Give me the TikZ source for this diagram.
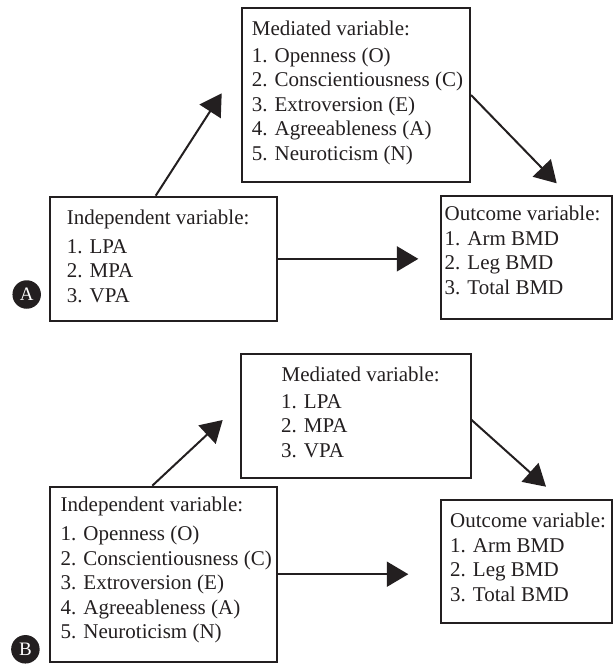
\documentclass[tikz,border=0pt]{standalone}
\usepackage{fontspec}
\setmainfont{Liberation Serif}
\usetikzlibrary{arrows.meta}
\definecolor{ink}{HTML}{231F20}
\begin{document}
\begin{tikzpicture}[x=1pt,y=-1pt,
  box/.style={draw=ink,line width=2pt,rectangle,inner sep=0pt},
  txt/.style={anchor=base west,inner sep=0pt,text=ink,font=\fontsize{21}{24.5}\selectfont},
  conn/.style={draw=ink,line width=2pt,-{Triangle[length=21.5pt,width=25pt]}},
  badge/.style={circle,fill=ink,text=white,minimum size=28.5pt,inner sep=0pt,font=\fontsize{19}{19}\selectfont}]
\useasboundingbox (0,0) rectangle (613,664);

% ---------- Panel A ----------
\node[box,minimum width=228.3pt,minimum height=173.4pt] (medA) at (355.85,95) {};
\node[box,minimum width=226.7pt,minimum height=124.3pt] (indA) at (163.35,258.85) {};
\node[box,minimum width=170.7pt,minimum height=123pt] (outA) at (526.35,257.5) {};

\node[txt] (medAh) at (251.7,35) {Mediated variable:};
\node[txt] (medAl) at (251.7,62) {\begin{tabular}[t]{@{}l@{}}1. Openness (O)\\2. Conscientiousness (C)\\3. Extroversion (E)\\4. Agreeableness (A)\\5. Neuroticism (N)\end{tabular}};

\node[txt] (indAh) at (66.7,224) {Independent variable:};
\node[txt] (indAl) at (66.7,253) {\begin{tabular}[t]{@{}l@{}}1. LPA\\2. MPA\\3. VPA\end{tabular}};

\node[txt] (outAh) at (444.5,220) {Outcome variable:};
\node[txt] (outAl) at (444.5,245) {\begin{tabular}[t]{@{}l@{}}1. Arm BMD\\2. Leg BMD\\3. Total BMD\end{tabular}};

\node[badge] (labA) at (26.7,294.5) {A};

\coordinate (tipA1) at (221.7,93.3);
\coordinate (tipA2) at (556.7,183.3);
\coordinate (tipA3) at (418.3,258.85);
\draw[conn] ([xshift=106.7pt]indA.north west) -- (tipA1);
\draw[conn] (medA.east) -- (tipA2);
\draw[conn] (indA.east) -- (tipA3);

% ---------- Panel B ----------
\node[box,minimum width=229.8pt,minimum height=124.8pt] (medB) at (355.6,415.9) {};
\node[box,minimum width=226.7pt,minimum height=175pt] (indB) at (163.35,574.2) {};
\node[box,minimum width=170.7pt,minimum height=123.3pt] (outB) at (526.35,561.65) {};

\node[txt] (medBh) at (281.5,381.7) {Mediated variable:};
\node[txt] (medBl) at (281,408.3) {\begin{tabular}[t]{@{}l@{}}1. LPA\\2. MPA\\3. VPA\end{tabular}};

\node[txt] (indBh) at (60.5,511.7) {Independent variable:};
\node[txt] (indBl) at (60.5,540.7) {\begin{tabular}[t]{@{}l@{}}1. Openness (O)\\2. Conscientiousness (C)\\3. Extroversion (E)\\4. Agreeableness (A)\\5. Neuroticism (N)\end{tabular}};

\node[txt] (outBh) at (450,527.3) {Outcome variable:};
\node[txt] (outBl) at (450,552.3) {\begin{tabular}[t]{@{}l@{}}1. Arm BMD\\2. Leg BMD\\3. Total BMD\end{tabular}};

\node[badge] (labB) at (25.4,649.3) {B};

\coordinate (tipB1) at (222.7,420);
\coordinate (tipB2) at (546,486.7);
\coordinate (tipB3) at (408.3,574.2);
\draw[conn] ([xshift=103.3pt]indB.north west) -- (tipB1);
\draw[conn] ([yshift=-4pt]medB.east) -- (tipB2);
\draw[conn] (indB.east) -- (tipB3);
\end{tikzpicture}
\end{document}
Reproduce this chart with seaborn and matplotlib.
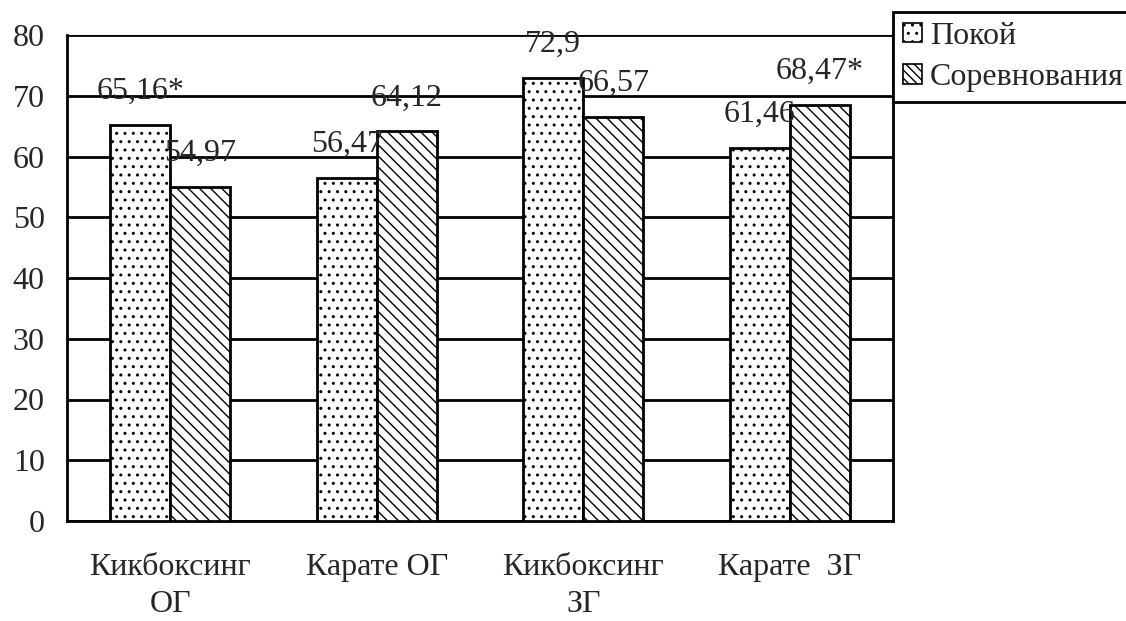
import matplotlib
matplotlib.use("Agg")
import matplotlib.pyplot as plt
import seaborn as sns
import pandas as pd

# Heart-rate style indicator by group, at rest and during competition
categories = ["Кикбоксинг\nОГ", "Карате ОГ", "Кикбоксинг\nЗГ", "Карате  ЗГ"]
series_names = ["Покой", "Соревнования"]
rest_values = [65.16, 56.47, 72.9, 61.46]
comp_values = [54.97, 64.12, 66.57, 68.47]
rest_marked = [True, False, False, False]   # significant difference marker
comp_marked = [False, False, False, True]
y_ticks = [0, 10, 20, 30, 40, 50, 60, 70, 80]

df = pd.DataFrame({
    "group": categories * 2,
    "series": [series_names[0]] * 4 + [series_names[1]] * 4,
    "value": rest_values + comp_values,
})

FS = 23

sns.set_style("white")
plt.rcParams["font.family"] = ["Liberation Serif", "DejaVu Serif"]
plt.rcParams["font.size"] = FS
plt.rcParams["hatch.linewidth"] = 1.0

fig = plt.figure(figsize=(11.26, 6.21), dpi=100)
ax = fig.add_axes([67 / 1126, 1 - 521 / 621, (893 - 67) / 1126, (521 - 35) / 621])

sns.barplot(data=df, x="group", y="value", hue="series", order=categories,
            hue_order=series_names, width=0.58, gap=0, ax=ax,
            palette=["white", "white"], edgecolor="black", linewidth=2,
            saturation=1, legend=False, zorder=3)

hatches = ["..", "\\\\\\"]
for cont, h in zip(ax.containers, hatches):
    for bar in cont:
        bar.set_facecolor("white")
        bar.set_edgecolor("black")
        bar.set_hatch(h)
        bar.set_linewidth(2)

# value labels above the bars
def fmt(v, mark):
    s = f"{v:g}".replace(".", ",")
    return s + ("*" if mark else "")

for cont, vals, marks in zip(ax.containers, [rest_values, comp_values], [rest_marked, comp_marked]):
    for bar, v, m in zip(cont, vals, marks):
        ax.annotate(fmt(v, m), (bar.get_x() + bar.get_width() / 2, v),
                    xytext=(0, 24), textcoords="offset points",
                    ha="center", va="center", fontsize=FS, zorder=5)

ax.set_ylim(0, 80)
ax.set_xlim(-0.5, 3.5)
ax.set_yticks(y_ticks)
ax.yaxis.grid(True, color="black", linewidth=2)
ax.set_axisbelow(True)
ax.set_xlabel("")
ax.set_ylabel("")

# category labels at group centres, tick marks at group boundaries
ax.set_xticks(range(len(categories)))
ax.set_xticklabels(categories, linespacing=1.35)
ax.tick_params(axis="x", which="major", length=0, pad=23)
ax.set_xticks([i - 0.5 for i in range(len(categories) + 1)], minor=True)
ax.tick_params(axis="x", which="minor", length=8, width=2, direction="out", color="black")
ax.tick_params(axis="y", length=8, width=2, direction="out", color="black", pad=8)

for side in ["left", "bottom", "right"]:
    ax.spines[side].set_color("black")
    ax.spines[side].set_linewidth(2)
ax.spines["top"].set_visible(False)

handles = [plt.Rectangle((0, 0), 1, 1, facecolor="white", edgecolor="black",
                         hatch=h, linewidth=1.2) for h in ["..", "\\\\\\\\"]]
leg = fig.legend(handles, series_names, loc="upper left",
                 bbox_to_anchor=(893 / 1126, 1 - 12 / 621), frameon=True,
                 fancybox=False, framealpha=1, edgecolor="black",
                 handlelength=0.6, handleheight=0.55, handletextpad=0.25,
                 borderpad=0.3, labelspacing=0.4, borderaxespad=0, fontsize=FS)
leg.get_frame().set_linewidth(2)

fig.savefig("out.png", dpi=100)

== == ==

--- What you should do ---
Give again, exactly, the lines from the start of the data through the one holding "(indA.east) -- (tipA3);"; omit the pictures.

--- Finished answer ---
Give me the TikZ source for this diagram.
\documentclass[tikz,border=0pt]{standalone}
\usepackage{fontspec}
\setmainfont{Liberation Serif}
\usetikzlibrary{arrows.meta}
\definecolor{ink}{HTML}{231F20}
\begin{document}
\begin{tikzpicture}[x=1pt,y=-1pt,
  box/.style={draw=ink,line width=2pt,rectangle,inner sep=0pt},
  txt/.style={anchor=base west,inner sep=0pt,text=ink,font=\fontsize{21}{24.5}\selectfont},
  conn/.style={draw=ink,line width=2pt,-{Triangle[length=21.5pt,width=25pt]}},
  badge/.style={circle,fill=ink,text=white,minimum size=28.5pt,inner sep=0pt,font=\fontsize{19}{19}\selectfont}]
\useasboundingbox (0,0) rectangle (613,664);

% ---------- Panel A ----------
\node[box,minimum width=228.3pt,minimum height=173.4pt] (medA) at (355.85,95) {};
\node[box,minimum width=226.7pt,minimum height=124.3pt] (indA) at (163.35,258.85) {};
\node[box,minimum width=170.7pt,minimum height=123pt] (outA) at (526.35,257.5) {};

\node[txt] (medAh) at (251.7,35) {Mediated variable:};
\node[txt] (medAl) at (251.7,62) {\begin{tabular}[t]{@{}l@{}}1. Openness (O)\\2. Conscientiousness (C)\\3. Extroversion (E)\\4. Agreeableness (A)\\5. Neuroticism (N)\end{tabular}};

\node[txt] (indAh) at (66.7,224) {Independent variable:};
\node[txt] (indAl) at (66.7,253) {\begin{tabular}[t]{@{}l@{}}1. LPA\\2. MPA\\3. VPA\end{tabular}};

\node[txt] (outAh) at (444.5,220) {Outcome variable:};
\node[txt] (outAl) at (444.5,245) {\begin{tabular}[t]{@{}l@{}}1. Arm BMD\\2. Leg BMD\\3. Total BMD\end{tabular}};

\node[badge] (labA) at (26.7,294.5) {A};

\coordinate (tipA1) at (221.7,93.3);
\coordinate (tipA2) at (556.7,183.3);
\coordinate (tipA3) at (418.3,258.85);
\draw[conn] ([xshift=106.7pt]indA.north west) -- (tipA1);
\draw[conn] (medA.east) -- (tipA2);
\draw[conn] (indA.east) -- (tipA3);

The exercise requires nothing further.